_Exercise brief:_ Repeat, exactly and only, the lines from the beginning of the data through the line with "-12, -8, -14, -16, -14, -6, -15, 18, 15, 10]". Pictures are left out.

_Data supplied:_
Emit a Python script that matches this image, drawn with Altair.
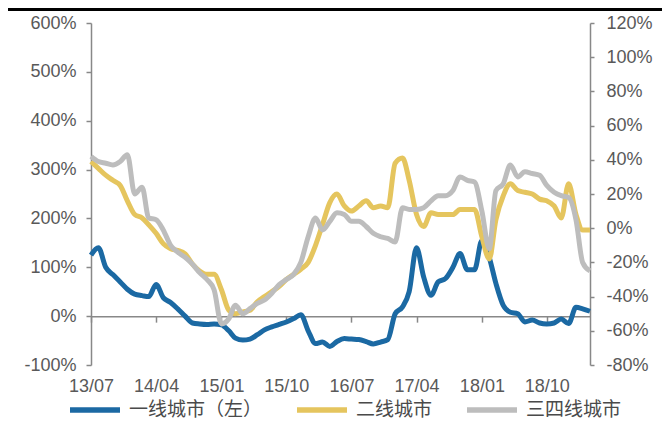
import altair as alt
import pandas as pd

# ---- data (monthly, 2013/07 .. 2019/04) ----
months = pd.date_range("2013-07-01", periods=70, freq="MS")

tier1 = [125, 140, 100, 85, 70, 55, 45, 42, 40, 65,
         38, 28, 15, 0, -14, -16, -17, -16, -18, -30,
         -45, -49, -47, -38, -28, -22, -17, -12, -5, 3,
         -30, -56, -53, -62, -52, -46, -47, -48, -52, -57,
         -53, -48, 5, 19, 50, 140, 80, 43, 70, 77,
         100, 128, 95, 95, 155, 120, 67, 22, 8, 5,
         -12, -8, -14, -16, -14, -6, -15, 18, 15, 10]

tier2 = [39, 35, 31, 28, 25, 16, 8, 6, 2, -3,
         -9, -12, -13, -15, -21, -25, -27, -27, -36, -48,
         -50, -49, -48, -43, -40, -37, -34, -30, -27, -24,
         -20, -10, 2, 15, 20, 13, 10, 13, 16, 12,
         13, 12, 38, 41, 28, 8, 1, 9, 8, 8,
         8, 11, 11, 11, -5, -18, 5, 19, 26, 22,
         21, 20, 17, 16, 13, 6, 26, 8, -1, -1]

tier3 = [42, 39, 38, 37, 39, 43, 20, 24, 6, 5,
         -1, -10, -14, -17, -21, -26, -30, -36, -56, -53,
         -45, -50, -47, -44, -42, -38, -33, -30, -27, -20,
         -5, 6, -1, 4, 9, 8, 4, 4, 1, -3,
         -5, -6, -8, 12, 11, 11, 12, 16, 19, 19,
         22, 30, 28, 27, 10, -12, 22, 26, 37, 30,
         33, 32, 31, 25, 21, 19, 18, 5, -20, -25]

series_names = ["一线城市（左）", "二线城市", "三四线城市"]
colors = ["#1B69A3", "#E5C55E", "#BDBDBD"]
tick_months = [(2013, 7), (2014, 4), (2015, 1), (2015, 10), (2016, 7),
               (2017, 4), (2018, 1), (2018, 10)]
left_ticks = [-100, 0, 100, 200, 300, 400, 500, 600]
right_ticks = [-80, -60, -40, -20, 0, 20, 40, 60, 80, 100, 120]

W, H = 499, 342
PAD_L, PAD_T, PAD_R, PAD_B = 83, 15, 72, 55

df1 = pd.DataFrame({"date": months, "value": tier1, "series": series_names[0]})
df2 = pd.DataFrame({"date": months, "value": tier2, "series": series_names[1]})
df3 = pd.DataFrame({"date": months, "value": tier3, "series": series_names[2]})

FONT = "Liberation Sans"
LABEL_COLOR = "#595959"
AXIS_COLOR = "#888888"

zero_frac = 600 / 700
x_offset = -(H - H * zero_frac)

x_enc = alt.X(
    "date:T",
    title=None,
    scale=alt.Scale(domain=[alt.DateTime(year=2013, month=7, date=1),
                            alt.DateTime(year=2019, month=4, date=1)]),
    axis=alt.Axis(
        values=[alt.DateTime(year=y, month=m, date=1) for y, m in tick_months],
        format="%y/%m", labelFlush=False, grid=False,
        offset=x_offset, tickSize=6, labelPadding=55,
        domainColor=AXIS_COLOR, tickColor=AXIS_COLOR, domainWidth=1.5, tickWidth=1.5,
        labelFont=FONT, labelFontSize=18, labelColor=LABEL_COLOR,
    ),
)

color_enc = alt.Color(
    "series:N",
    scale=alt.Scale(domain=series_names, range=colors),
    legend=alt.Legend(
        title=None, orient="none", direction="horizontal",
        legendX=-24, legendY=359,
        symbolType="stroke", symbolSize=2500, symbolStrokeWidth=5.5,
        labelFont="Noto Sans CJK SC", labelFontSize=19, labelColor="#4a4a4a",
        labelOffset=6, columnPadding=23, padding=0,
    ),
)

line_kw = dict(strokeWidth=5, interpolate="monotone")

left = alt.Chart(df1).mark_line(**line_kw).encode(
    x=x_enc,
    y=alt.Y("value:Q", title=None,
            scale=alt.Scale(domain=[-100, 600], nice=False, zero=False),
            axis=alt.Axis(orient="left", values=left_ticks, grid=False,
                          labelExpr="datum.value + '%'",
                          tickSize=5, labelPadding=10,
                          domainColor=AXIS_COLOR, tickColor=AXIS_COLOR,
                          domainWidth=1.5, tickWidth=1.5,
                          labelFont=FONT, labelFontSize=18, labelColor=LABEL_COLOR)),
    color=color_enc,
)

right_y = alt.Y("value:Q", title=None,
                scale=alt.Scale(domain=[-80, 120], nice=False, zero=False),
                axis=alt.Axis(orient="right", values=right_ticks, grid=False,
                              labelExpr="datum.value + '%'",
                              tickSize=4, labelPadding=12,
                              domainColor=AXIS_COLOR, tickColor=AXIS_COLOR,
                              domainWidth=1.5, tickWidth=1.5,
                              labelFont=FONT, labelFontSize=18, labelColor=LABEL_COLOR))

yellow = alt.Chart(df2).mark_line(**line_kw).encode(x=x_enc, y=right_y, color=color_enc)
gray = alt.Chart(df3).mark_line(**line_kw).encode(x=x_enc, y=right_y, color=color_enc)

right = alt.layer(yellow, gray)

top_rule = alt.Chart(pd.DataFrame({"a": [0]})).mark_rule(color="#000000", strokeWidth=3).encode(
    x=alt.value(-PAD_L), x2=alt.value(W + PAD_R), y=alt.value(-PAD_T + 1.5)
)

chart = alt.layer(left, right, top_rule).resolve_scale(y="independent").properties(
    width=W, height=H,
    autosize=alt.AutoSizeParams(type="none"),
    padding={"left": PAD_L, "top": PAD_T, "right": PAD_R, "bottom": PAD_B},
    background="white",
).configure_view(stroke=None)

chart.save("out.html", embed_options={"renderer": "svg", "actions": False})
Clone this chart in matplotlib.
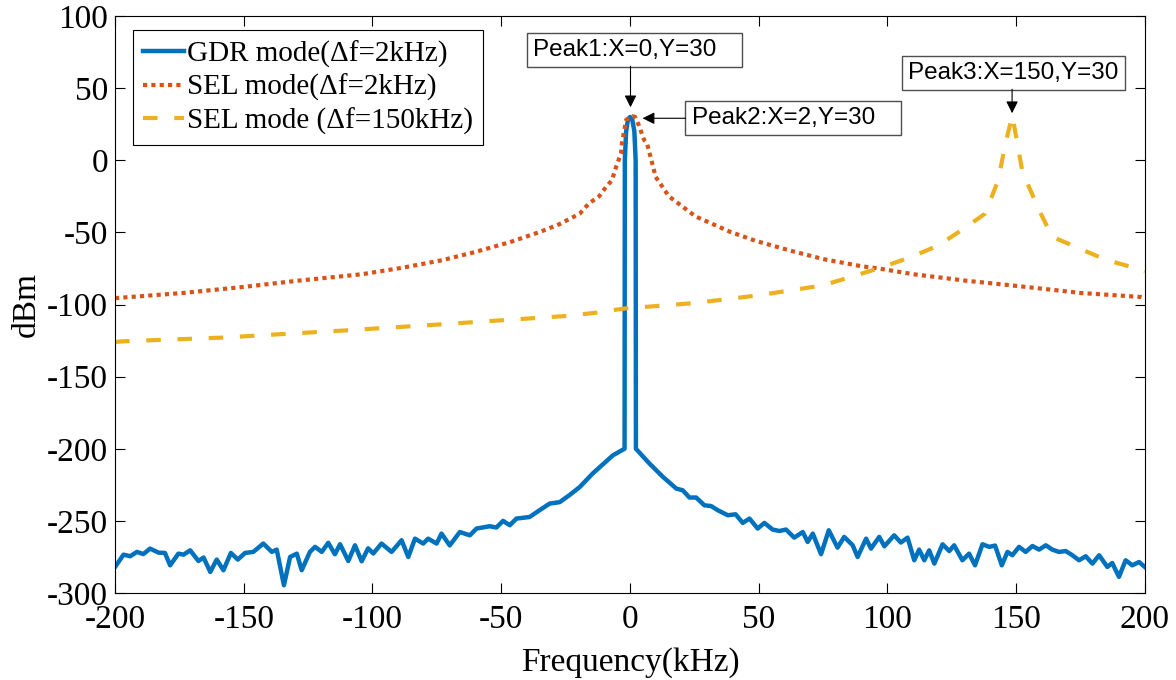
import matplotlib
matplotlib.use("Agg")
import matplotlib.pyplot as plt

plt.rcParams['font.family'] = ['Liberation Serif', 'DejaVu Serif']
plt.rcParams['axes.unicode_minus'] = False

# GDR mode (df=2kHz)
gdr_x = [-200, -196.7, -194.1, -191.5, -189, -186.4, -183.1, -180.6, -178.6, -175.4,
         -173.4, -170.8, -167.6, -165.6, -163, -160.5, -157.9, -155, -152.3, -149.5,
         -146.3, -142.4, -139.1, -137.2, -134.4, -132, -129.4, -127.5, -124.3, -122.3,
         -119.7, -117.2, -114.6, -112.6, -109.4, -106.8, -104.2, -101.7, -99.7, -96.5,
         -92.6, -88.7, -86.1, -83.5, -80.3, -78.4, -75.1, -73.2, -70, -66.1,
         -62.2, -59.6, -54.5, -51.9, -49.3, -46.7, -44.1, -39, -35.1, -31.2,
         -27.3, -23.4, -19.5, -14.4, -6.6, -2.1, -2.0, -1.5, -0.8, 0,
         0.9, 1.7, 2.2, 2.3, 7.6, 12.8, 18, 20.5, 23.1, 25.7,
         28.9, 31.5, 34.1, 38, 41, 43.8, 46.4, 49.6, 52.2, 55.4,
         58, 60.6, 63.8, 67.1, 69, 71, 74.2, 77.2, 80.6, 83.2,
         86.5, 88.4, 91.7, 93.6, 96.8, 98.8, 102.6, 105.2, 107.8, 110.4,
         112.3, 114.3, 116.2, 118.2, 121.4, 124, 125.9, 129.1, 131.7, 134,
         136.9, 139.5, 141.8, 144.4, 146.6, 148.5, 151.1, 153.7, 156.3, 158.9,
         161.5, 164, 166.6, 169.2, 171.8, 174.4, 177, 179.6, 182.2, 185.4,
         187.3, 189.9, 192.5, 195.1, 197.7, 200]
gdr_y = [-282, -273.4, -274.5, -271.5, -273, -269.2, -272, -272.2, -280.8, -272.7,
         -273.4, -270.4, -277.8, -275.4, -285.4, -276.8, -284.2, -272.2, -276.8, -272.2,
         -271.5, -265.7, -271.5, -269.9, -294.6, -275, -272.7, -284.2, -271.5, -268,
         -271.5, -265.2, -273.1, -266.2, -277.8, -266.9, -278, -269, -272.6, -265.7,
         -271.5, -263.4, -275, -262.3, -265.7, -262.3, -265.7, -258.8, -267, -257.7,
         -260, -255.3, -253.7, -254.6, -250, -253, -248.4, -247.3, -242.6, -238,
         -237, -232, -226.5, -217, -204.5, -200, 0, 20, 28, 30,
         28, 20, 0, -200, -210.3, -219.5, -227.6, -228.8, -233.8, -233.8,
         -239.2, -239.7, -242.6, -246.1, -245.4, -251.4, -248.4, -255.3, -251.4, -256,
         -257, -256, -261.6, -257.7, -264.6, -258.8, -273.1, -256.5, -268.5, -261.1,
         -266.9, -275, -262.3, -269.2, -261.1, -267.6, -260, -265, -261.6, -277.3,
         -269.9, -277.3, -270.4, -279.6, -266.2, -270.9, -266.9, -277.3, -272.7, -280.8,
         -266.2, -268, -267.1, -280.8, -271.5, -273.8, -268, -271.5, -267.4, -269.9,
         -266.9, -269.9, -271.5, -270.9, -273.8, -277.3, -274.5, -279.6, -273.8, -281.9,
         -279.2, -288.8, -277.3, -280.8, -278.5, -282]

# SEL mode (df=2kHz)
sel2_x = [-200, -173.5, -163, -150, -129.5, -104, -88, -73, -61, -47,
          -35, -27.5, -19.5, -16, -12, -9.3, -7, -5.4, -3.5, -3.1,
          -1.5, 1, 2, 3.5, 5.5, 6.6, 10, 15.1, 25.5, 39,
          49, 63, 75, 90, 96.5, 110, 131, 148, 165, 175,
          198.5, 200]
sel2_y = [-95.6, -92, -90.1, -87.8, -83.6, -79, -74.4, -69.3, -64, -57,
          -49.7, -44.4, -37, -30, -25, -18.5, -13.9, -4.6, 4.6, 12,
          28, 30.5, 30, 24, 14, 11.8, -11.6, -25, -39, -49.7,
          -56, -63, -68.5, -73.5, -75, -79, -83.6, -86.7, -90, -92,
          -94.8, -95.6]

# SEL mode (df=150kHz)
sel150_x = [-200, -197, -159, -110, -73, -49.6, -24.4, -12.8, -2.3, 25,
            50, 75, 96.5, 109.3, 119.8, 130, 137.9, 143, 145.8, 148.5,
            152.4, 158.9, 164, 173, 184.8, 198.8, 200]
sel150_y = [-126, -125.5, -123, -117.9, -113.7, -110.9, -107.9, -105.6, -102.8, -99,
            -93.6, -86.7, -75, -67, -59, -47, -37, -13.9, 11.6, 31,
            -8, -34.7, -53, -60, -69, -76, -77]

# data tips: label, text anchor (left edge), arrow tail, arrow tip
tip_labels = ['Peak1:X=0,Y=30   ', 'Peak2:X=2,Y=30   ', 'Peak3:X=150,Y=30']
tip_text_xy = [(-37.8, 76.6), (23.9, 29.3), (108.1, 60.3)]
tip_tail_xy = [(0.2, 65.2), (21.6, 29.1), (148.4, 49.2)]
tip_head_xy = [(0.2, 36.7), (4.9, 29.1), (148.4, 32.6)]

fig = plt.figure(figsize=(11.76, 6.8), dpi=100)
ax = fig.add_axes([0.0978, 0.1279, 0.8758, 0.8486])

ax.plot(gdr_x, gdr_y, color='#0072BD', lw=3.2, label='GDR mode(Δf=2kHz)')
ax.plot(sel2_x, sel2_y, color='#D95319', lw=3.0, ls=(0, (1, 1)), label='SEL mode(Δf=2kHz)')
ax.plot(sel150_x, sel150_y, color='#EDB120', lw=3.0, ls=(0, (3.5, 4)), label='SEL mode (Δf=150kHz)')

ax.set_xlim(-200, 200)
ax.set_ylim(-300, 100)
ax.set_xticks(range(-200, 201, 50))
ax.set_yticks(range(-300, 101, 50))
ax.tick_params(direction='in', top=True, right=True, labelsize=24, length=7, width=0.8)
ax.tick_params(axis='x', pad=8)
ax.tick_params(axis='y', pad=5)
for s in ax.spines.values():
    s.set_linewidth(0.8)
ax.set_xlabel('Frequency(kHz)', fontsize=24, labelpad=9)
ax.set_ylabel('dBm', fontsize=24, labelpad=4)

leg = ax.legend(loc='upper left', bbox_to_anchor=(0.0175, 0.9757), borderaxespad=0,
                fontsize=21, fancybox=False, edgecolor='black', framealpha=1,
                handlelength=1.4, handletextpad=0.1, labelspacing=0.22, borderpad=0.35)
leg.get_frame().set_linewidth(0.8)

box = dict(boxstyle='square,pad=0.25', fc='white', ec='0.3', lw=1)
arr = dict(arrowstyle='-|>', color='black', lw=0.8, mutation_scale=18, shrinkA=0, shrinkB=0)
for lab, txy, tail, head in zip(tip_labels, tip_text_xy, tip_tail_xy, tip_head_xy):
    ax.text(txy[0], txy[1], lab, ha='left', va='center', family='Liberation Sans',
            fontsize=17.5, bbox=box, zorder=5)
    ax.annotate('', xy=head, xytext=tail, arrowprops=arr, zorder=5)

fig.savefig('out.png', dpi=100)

_Solution to this exercise:_
Emit a Python script that matches this image, drawn with Altair.
import altair as alt
import pandas as pd

# ---- data (monthly, 2013/07 .. 2019/04) ----
months = pd.date_range("2013-07-01", periods=70, freq="MS")

tier1 = [125, 140, 100, 85, 70, 55, 45, 42, 40, 65,
         38, 28, 15, 0, -14, -16, -17, -16, -18, -30,
         -45, -49, -47, -38, -28, -22, -17, -12, -5, 3,
         -30, -56, -53, -62, -52, -46, -47, -48, -52, -57,
         -53, -48, 5, 19, 50, 140, 80, 43, 70, 77,
         100, 128, 95, 95, 155, 120, 67, 22, 8, 5,
         -12, -8, -14, -16, -14, -6, -15, 18, 15, 10]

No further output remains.